**What you are asked to do:** Extract, exactly as written, each line from the start of the records below to the line containing "import * as", both ends included; drop the pictures.
## start
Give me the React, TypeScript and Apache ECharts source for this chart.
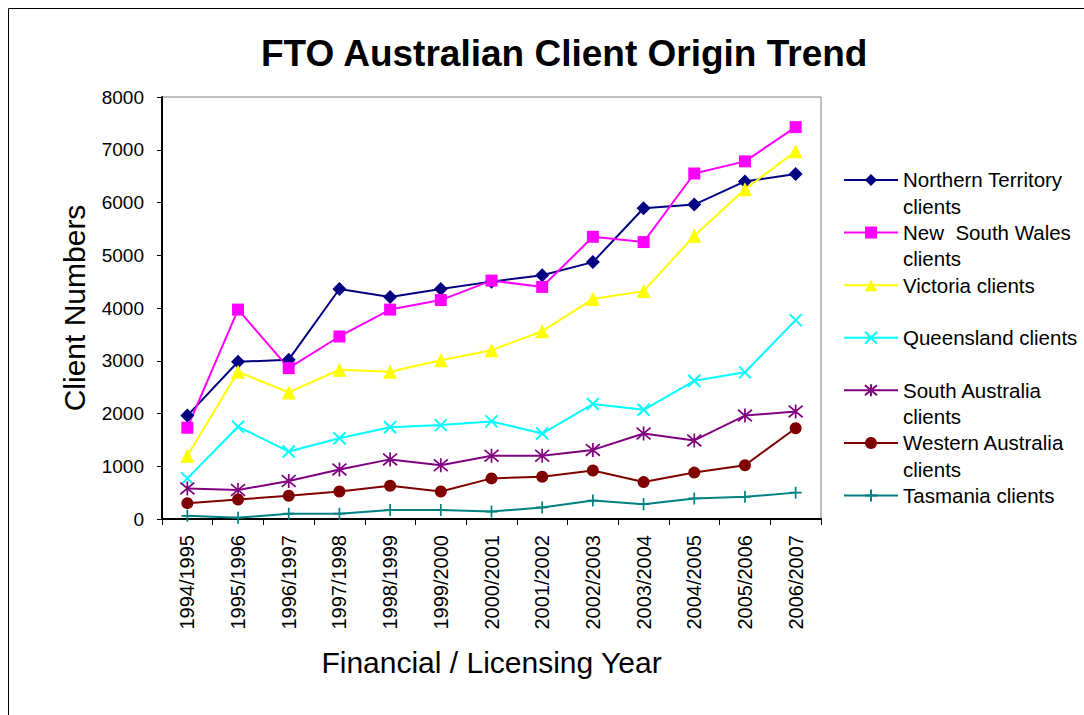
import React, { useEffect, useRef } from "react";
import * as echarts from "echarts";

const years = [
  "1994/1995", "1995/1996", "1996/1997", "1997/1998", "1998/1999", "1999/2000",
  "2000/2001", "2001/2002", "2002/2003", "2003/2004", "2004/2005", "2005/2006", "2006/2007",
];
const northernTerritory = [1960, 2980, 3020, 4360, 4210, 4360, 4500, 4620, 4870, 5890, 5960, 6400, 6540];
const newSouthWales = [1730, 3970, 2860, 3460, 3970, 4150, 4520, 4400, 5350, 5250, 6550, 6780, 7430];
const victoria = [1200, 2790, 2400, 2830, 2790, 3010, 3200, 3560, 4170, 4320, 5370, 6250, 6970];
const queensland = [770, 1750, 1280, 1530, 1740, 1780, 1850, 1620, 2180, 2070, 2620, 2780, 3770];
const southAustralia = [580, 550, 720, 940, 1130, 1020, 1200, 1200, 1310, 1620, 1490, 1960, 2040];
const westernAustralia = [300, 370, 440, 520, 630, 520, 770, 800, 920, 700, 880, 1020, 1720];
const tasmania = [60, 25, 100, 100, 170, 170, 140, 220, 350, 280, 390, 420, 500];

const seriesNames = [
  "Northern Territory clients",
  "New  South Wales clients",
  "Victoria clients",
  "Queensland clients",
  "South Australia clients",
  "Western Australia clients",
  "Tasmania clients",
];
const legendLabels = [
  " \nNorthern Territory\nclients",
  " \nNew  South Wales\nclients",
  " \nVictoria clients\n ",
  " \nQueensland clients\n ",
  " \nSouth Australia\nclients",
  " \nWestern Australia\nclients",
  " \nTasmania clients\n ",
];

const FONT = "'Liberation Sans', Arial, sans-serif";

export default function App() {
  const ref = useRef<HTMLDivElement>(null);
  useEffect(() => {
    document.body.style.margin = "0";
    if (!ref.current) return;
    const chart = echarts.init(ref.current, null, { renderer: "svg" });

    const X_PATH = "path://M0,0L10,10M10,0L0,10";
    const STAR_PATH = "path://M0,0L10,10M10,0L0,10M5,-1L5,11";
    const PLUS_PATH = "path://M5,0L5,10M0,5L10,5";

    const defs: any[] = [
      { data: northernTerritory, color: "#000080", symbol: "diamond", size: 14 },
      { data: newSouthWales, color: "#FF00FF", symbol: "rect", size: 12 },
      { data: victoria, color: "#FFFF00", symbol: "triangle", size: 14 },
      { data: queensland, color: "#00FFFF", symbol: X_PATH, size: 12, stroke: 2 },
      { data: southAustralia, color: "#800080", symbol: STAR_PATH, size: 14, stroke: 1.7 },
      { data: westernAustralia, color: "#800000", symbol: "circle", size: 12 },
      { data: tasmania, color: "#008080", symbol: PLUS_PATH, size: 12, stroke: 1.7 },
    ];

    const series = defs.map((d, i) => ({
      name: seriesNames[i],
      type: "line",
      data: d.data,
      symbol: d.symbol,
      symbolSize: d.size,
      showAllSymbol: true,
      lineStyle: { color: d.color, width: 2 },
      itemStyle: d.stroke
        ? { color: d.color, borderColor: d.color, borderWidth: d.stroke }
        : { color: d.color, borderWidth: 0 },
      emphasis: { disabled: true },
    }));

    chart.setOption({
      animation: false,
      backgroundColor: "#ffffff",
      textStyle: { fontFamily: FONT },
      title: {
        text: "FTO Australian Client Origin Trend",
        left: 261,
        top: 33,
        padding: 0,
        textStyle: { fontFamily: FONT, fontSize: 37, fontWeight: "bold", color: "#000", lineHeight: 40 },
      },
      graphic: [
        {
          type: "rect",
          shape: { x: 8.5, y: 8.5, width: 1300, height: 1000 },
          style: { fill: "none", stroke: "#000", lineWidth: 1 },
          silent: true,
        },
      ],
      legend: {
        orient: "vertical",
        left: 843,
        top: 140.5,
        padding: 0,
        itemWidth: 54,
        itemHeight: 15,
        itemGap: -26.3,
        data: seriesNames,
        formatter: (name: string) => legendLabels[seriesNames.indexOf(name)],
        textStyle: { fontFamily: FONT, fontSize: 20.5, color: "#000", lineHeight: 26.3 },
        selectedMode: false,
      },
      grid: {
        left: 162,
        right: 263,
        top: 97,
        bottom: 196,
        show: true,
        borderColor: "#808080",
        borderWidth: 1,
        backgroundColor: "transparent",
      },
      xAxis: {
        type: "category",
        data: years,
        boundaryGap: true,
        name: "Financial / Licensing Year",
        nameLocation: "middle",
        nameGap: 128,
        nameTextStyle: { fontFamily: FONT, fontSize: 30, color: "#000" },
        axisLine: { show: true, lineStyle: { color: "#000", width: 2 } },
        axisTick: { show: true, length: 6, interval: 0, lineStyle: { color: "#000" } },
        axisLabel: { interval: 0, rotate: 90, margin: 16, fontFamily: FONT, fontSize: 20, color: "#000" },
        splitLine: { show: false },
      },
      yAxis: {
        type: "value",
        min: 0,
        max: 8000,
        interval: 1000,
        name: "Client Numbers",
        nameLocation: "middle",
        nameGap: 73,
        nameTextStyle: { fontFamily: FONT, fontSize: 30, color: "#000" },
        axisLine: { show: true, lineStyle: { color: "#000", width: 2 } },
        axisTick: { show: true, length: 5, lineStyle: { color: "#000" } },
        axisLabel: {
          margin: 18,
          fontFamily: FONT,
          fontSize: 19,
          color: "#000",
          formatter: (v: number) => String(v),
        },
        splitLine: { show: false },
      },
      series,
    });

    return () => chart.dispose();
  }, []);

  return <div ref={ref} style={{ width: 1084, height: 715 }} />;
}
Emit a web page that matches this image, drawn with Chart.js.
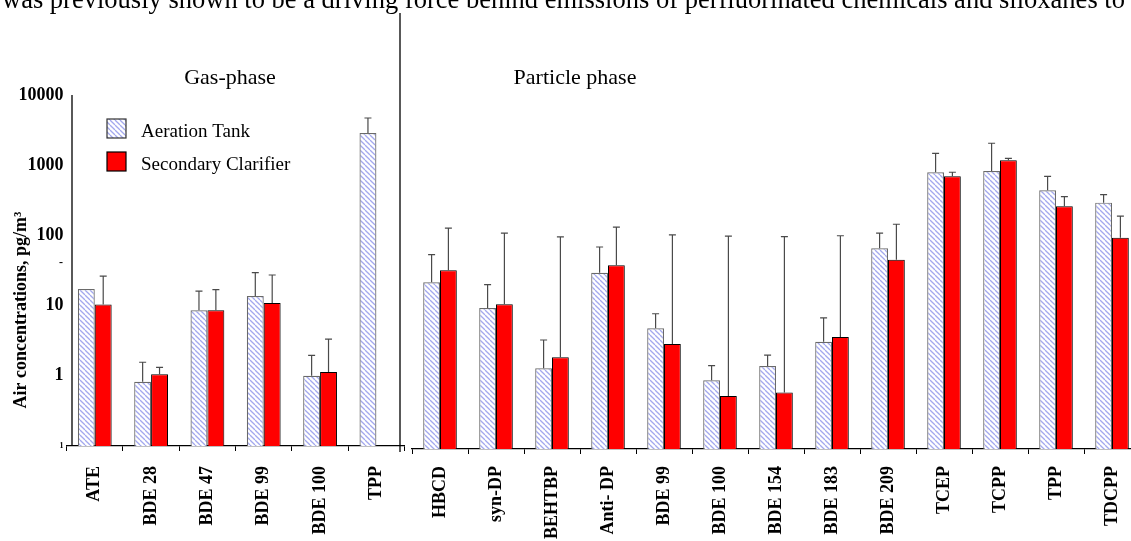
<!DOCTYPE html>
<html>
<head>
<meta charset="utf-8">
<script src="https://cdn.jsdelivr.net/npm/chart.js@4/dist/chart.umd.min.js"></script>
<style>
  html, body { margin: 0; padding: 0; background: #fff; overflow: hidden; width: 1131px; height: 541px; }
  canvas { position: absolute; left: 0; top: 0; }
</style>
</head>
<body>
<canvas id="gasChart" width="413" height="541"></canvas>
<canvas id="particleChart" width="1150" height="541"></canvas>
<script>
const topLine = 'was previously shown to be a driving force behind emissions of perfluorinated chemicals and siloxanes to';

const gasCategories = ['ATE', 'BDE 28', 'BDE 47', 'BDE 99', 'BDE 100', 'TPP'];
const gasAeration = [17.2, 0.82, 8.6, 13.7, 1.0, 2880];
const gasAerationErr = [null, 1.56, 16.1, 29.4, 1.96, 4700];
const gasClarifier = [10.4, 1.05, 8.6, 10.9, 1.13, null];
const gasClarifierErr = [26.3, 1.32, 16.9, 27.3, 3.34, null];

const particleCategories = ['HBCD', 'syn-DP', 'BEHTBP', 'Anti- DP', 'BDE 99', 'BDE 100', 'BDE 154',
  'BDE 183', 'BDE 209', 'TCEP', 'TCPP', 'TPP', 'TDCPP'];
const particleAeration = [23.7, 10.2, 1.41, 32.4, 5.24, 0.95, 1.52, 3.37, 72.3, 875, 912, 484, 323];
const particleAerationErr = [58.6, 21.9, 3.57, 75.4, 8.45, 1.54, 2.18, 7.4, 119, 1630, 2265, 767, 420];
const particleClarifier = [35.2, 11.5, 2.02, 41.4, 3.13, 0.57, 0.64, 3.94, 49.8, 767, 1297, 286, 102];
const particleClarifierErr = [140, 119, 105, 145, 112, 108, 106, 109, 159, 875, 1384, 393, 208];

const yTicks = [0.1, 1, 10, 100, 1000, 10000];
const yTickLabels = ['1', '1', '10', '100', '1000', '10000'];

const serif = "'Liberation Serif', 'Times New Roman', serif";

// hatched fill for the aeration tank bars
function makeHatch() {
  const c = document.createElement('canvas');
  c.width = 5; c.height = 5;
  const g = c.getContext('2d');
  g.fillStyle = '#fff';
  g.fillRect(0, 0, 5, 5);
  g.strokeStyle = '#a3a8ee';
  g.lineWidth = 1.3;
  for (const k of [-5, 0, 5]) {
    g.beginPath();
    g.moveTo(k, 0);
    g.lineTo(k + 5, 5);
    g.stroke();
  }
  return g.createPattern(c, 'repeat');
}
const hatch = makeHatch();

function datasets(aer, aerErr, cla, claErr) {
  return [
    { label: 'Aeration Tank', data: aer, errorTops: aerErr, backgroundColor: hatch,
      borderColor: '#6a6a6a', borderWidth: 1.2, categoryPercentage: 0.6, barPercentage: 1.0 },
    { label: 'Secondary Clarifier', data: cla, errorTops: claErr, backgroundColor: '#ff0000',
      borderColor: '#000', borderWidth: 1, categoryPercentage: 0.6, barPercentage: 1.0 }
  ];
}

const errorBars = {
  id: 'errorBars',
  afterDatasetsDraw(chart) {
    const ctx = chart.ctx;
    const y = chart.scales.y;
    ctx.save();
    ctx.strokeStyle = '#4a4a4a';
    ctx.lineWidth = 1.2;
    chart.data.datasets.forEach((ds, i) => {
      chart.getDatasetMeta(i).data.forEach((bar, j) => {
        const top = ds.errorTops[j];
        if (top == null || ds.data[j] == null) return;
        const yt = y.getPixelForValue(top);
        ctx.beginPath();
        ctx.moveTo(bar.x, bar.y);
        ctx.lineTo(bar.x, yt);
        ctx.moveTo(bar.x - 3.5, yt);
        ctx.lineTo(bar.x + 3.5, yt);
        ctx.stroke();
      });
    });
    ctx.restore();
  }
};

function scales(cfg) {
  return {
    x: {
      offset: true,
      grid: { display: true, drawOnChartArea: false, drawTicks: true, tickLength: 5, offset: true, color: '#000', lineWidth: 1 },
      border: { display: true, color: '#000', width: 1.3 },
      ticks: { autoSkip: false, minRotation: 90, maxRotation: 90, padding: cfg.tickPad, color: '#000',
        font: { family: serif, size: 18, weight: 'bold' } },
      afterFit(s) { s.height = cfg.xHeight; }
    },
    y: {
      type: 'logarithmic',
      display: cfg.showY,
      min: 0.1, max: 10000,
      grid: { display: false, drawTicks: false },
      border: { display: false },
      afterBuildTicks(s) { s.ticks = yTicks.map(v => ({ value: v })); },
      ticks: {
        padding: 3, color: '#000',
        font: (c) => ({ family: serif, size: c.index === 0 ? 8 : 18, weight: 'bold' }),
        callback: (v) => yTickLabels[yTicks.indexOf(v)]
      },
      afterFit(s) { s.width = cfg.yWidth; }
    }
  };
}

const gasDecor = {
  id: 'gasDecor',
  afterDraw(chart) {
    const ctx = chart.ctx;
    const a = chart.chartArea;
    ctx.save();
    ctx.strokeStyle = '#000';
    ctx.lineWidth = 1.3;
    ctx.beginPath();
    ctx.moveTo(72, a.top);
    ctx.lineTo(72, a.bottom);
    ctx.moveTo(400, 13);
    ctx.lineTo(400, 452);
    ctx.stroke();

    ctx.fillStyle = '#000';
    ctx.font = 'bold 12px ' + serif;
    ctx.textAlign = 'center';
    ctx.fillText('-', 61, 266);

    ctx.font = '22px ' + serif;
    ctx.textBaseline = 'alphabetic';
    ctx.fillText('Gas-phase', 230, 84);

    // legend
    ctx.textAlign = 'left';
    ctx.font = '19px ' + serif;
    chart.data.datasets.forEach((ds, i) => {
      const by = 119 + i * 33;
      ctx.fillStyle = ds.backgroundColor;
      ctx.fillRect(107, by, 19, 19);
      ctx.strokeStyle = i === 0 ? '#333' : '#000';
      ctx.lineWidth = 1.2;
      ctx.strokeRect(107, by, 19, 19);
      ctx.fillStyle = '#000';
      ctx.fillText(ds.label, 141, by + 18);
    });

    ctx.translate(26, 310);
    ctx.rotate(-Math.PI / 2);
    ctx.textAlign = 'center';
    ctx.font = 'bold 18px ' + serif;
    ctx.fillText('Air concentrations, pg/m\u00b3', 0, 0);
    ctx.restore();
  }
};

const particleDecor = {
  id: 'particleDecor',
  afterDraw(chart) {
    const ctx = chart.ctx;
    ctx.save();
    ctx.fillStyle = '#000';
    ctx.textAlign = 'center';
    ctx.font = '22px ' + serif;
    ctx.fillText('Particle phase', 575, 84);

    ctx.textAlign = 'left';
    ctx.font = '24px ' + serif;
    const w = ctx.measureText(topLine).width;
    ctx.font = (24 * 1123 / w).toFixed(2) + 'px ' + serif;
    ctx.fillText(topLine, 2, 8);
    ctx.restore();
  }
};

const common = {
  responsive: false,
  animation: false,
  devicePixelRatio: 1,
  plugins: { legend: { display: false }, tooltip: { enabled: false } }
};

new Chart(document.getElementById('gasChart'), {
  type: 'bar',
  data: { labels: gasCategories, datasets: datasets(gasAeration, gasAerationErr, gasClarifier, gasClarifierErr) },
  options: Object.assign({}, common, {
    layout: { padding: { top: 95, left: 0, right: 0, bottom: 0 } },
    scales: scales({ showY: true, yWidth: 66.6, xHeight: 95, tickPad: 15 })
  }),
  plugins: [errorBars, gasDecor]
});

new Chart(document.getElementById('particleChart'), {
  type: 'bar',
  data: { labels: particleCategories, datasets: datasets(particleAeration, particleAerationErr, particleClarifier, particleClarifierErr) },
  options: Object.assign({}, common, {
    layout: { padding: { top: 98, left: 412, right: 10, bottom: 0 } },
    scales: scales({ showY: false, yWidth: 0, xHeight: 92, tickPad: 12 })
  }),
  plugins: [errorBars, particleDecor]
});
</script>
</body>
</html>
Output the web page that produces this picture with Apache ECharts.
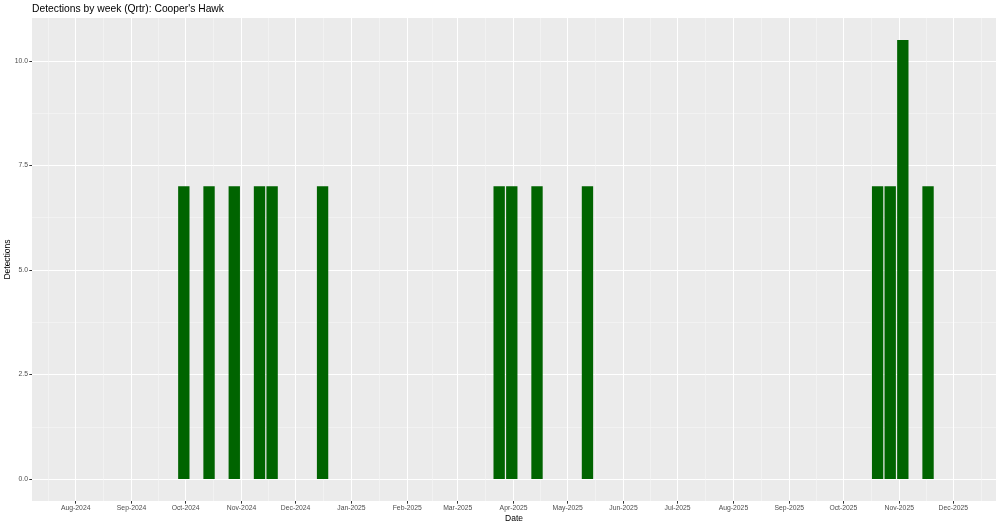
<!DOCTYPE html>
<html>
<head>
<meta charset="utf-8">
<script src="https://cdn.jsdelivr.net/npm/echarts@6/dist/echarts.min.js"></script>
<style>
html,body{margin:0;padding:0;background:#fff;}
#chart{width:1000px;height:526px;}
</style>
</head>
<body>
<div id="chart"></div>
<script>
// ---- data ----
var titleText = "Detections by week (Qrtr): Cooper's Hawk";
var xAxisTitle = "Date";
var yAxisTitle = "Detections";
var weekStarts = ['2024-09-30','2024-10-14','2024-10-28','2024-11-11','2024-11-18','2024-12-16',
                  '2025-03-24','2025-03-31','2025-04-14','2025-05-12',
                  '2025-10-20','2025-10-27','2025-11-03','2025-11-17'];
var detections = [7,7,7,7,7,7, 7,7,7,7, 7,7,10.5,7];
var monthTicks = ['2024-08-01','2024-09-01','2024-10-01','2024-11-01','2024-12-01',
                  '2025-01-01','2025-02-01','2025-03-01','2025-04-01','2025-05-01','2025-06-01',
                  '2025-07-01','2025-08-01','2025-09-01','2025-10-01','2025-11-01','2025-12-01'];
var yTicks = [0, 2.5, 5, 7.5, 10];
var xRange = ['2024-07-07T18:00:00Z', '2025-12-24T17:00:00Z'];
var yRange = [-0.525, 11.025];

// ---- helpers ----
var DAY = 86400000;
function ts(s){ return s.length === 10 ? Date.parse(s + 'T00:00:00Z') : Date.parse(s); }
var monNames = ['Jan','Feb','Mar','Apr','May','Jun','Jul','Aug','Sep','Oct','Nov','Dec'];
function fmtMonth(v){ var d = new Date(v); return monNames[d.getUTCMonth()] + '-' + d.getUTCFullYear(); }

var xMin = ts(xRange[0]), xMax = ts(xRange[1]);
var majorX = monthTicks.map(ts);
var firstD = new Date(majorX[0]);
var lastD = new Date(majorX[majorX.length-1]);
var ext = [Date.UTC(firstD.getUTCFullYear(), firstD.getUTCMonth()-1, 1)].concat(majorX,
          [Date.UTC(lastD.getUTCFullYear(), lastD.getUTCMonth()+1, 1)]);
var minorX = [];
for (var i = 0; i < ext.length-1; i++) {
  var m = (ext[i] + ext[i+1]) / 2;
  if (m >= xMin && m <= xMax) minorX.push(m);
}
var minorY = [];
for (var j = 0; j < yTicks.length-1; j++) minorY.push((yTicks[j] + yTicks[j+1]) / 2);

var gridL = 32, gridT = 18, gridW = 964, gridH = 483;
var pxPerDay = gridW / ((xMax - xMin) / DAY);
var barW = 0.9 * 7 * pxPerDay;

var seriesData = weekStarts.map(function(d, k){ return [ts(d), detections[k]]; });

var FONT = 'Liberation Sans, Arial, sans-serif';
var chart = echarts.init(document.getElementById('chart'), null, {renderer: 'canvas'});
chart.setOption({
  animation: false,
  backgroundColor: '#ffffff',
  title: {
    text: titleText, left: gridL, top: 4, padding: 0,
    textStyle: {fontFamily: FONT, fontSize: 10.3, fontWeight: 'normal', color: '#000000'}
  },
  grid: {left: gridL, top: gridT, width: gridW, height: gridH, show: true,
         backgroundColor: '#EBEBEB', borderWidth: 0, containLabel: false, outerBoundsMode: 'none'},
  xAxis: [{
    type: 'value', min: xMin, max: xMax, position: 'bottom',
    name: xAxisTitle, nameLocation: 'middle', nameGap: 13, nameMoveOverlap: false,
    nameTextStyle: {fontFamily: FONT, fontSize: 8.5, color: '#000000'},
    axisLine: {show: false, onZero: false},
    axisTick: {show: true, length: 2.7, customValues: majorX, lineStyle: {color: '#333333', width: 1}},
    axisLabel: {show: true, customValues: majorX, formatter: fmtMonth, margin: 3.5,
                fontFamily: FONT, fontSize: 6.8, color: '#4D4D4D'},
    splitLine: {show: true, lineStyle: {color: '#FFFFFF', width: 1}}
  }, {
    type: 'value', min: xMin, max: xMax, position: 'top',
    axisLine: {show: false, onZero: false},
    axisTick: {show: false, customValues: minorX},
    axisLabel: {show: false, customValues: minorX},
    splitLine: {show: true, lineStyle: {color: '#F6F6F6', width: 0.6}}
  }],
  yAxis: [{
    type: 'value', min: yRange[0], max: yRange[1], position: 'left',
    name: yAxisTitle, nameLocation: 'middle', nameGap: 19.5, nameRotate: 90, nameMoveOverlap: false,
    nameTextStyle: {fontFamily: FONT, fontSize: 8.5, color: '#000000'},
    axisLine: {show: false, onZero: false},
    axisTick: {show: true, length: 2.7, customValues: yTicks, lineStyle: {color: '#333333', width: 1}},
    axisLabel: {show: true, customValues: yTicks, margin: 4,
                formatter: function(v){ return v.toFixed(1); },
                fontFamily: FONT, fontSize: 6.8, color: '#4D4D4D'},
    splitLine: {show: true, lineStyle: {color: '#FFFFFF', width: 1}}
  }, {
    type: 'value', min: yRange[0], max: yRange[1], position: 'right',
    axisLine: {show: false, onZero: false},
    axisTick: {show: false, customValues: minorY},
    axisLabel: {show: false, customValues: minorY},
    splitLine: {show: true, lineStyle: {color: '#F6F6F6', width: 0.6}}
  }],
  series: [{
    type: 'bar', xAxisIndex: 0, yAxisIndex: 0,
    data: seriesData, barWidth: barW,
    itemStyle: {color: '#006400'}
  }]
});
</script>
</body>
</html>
## end
**Response for this exercise:**
Give me the React, TypeScript and Apache ECharts source for this chart.
import React, { useEffect, useRef } from "react";
import * as echarts from "echarts";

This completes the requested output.